With each new revelation about how US authorities treat prisoners in Iraq, Afghanistan, and at Guantanamo, we are stunned by what Dubya's administration tolerates or actively condones.

Today, CBS News released some excerpts from an interview with ex-Army Sgt. Erik Saar, who was an interrogator at Guantanamo for six months.

Saar spent six months at Guantanamo and believes "only a few dozen" of the 600 detainees at the base were real terrorists, and that little information was obtained from them. Visiting authorities were led to believe otherwise, says Saar.

"Interrogations were set up so the VIPs could come and witness an interrogation...a mock interrogation, basically," he tells Pelley. "They would find a detainee that they knew to have been cooperative.
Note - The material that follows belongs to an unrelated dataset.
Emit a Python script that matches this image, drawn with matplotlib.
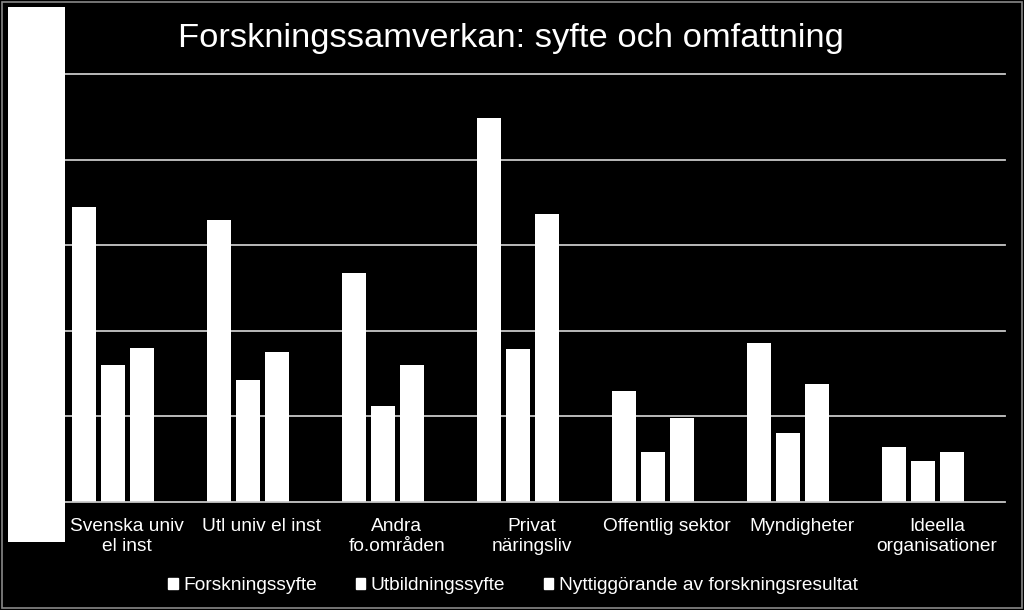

They would ask the interrogator to go back over the same information...and they would sit across a table and talk...[it was] a fictitious world they would create for these VIPs."

The reality, says Saar, was sometimes in complete contrast. Detainees didn't always cooperate, he says, and many were treated harshly. He recalls translating for one female interrogator who used sex against a devout Muslim who had taken flight lessons in the United States, and was probably a dangerous terrorist with potentially crucial information.

When touching her breasts through her T-shirt to make him "feel unclean in an Islamic way" failed to make him talk, the female officer went further, says Saar.

"She...put her hands in her pants...she pulled out her hand which was red and said, 'I'm actually menstruating right now and I'm touching you. Does that please your God?'" recalls Saar.

It was really red ink, says Saar, but "[the detainee] got pent up and shied away from her and she then took the ink and wiped it on his face."

The interrogator ended the session telling the detainee that the water would be turned off in his cell, "so that he then could not go back and become ritually clean...[and] therefore could not pray," says Saar.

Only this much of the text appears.